Randy Heffner, who was VP of manufacturing at NeXT at the time, told a reporter for the membership magazine of Association for Manufacturing Excellence that keeping manufacturing in the same facility as design meant that NeXT could out-innovate its competitors by continuously improving its products. And the only way to justify that proximity was to use a very high level of automation, and a very carefully designed assembly line, to keep costs lower than manufacturing in Asia plus shipping costs and an import duty.

To Heffner’s commitment to flexibility and cost control, Jobs added his trademark obsessiveness, which went all the way down to the color of the robots themselves. From the same 1991 article:

The color coordination—gray, white and black—and Bauhaus simplicity of the plant reflects the founder’s vision of thorough integration of all elements of the physical design—furnishings, color, lighting. The 40,000 square foot facility is laboratory-clean.

During the start-up, one supplier’s machine arrived at the facility in glossy stippled texture, rather than flat gray, as specified. “Take it back and repaint it,” was the order. This was the supplier’s first encounter with concern for color integrity. His initial response, “You can’t tell me that the company president cares what shades of gray his machines are!” soon faded. The machine was returned to the factory, sanded down, and repainted.

(For an image of that “Bauhaus simplicity,” check out this scan from a vintage magazine article on NeXT.)

Of course, Tim Cook is no Steve Jobs, and the “pick and place” and soldering robots featured in NeXT’s promotional video are now so commonplace that nearly identical machines show up in contemporary, and much lower-budget, promotional videos for circuit board factories in mainland China.

Ultimately, NeXT’s manufacturing experiment was a failure, but only because not enough people wanted to buy NeXT computers that couldn’t run either Windows or Macintosh software. By the time the company was acquired by Apple, in 1997, all that remained of Jobs’ attempt to build the next big thing was the computer’s operating system, which eventually became Mac OS X.

But that doesn’t mean that what Jobs learned at NeXT wasn’t valuable to Apple, which he returned to upon the acquisition of NeXT. At NeXT, Jobs oversaw a manufacturing facility that borrowed from competitors in Japan concepts like just-in-time manufacturing, in which orders for parts are placed on an as-needed basis. As a result, NeXT, and later Apple, were able to build factories that didn’t need to be attached to warehouses full of parts that were a drag on the bottom line.

Any Apple manufacturing facility in the US is likely to involve a great deal of the sort of automation that was in evidence at NeXT. The US simply isn’t a place where Apple can create the sort of vast campuses of assembly-line workers run by Foxconn, which does most of the assembly of the iPhone. Those campuses allow both the scale and flexibility that Apple’s exacting design team and enormous sales volume demand.

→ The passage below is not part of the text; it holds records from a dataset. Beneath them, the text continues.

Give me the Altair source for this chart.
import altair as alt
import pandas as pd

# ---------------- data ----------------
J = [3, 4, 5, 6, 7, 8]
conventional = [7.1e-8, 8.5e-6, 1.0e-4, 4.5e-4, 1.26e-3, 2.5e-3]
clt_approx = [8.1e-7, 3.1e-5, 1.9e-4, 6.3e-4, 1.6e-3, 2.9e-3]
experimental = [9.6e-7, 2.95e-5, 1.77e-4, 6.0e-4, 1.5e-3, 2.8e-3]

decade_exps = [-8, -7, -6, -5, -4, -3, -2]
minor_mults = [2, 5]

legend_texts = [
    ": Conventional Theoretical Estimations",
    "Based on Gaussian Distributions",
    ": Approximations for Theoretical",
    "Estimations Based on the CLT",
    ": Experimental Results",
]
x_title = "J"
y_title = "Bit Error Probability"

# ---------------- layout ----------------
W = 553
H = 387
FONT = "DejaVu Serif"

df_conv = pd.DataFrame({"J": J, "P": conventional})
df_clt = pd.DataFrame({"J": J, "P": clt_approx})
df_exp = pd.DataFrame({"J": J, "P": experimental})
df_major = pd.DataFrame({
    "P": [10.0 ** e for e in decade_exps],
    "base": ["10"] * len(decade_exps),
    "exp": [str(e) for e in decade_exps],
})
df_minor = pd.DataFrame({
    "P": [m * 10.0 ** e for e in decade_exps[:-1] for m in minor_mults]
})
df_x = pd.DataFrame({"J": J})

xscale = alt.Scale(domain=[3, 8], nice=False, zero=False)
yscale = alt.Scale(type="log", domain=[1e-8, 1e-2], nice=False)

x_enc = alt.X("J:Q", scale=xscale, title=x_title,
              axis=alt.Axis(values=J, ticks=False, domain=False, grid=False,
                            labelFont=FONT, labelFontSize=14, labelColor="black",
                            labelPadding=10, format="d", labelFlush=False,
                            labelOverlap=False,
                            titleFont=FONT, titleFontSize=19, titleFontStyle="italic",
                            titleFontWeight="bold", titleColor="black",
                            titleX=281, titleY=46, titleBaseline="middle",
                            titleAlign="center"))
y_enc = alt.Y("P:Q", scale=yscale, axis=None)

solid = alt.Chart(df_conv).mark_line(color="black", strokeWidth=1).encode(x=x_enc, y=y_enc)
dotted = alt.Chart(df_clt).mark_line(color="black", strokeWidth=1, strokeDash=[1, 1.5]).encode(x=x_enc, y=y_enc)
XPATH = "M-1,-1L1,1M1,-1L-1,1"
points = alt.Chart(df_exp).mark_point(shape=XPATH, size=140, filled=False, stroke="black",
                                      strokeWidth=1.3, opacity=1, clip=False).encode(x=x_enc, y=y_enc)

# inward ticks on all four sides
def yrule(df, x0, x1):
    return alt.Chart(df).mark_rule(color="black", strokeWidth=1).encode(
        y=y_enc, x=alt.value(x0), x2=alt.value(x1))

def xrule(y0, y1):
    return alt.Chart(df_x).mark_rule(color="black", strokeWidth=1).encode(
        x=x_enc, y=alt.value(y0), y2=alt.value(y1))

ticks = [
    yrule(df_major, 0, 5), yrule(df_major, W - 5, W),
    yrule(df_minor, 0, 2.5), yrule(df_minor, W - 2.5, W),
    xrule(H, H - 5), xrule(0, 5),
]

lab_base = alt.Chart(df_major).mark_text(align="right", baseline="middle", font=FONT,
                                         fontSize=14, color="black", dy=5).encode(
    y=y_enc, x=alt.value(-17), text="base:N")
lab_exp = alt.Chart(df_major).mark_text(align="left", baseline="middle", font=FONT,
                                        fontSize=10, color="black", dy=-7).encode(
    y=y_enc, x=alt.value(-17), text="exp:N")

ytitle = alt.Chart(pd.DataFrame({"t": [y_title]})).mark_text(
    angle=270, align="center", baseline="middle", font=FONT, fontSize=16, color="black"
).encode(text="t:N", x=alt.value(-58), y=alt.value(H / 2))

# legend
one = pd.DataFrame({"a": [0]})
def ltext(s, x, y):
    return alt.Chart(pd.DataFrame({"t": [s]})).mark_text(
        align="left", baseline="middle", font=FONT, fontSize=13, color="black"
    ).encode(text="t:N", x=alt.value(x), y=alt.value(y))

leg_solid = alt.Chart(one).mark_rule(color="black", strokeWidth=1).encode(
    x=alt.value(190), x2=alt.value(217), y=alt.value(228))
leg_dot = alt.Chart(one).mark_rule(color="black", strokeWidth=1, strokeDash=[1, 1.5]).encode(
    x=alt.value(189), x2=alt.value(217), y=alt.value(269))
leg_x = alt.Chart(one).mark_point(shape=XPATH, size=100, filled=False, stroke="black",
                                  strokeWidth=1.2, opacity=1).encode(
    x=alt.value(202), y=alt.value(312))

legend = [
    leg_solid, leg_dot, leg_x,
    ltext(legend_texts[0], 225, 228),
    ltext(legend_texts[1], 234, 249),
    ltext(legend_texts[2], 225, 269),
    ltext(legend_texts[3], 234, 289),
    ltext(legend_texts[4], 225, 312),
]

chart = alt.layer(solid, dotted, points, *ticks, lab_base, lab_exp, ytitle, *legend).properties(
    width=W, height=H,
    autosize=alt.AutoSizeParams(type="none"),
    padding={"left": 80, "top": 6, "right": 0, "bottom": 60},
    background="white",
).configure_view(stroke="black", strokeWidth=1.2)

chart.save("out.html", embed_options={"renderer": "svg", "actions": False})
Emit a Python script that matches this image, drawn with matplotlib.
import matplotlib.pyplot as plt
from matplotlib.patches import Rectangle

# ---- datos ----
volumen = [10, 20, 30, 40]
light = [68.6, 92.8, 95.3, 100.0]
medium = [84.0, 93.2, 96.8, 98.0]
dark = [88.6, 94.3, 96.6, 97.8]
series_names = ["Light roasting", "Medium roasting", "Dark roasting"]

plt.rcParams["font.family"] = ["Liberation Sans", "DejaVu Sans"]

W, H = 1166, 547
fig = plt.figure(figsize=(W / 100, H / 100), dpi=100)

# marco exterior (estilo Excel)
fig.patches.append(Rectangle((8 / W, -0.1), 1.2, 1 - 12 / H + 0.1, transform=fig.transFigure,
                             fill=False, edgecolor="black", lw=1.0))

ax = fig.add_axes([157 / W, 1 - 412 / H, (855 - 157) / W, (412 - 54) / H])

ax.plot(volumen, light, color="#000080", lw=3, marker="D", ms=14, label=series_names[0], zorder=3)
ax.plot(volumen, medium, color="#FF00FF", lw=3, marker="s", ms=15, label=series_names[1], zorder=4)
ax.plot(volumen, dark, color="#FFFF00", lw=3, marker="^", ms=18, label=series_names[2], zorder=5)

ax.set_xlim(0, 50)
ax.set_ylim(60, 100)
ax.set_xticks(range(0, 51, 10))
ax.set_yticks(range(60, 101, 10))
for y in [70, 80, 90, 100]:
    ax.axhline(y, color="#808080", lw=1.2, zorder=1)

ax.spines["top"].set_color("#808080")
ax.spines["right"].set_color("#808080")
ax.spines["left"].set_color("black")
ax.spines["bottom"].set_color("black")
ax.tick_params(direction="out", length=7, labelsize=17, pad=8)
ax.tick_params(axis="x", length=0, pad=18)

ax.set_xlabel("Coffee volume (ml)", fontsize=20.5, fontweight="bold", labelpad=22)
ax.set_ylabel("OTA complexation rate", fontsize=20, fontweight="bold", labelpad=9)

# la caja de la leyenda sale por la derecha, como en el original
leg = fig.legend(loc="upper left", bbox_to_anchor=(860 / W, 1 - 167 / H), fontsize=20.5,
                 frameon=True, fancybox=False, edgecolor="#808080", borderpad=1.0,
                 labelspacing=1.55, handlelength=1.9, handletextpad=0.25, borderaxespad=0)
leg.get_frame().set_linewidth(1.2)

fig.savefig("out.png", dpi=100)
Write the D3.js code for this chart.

For example, executives at Apple told the New York Times that a last-minute design decision required that a factory in China rouse 8,000 workers at midnight to commence a 12-hour shift.

What the US does offer is proximity to Apple’s headquarters and R&D operations in Cupertino, California. Apple has engineers and support staff in an expanding campus in Austin, Texas, a facility that appears to be important for design of the microchip “brain” of the iPhone. (That chip is also manufactured in Austin, in a facility owned by Samsung.) It makes sense that more high-value or specialized manufacturing might come to the US. For example, Apple is long overdue to update its Mac Pro line of high-end workstations. They might be prime candidates for US manufacturing, because they’re large, which means higher shipping costs, and they’re highly customizable, which means they require a more varied manufacturing process.